Fake news and lack of news literacy mostly affect the knowledge of accurate facts that may lead to the creation of false or ignorant opinions. People will try to support these opinions by using misleading information or literally fabricating evidence and pass it off as fact, creating a cycle of fake news that can only be disproved by a primary source. The easiest opinions to disprove are those unsupported by quantifiable evidence, and while there are arguments made by supporters and opponents of DACA that are grounded in such evidence, like the economic benefits that immigrants bring to communities and the impact that illegal immigration has on the American-born workforce, there are other arguments supported exclusively by opinion and individual morals.

Perhaps the most difficult argument to address is whether or not children should be held accountable for being brought into the country illegally. To be eligible, all DACA recipients had to come into the United States before their 16th birthday, which means that they became undocumented or “illegal” while they were still children. It is hard to imagine a reality where a person younger than 16 made the conscious decision to enter and stay in the U.S. illegally with malicious intent, and President Trump shares the same stance. In his “Person of the Year” article, he told Time Magazine “They got brought here at a very young age, they’ve worked here, they’ve gone to school here. Some were good students. Some have wonderful jobs. And they’re in never-never land because they don’t know what’s going to happen.”

But whether or not children who came illegally into the U.S. can be considered guilty for a crime they may or may not have had control over is not the only moral issue here. The very definition of what it means to be an American is also brought into question, given that some of these children were raised in American culture, under the American flag, and with an American education. Some of these children might not know anything about the country they were born in, and might be Americans by nurture, but not by birth or by law.

President Trump should not rescind DACA. Factual evidence from primary sources proves the many social and economic benefits that immigrants provide to this country, and how much they outweigh the negative impacts. However, DACA does not even mention all immigrants, it specifically mentions children brought before their 16th birthday, some who were raised in the United States and made their lives here; uprooting people from their history, culture and language and sending them to a country they don’t know is cruel and immoral, and in some cases, dangerous to their personal safety.

Opponents of DACA continue to base most of their arguments on opinions or unsupported data, and their justifications are constantly being disproven by bipartisan sources. It has come to a point where their only real argument is the negative impact of the undocumented immigrant on unskilled labor wages, but even that still has a silver lining, because it has meant higher pay for skilled workers.

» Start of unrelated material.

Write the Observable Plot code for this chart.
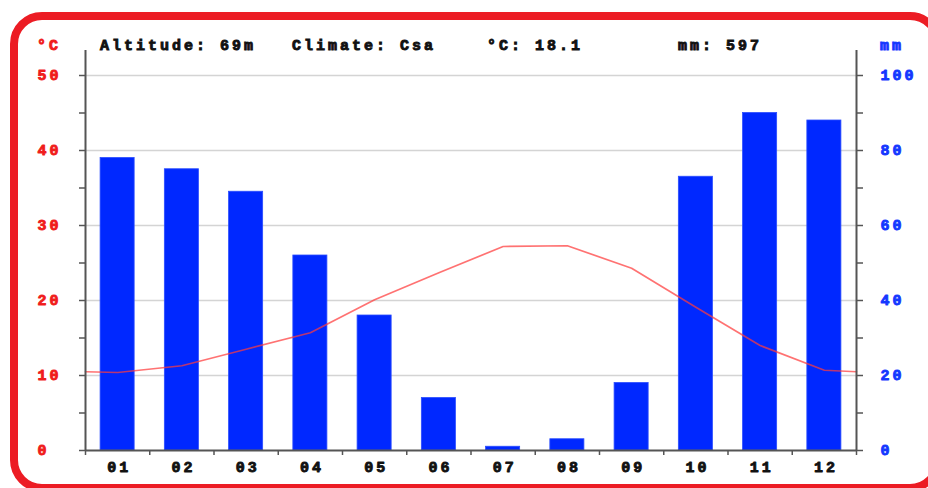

There is an enormous amount of easily accessible, factual data that back up the arguments of the DACA supporters, who in context, are advocating for basic freedoms like education, work, and the right to have a home for children that were brought here without their consent.

DACA is the logical choice on economic reasons alone, without even mentioning the social, cultural and moral reasons. No amount of fake news and misleading articles can deny the numbers that the bipartisan American government publishes on immigration, and any opposition to those statistics is purely based on moral reasons unsupported by fact, in other words, ignorant, self-indulgent opinions that should have no place in deciding the future of children the United States.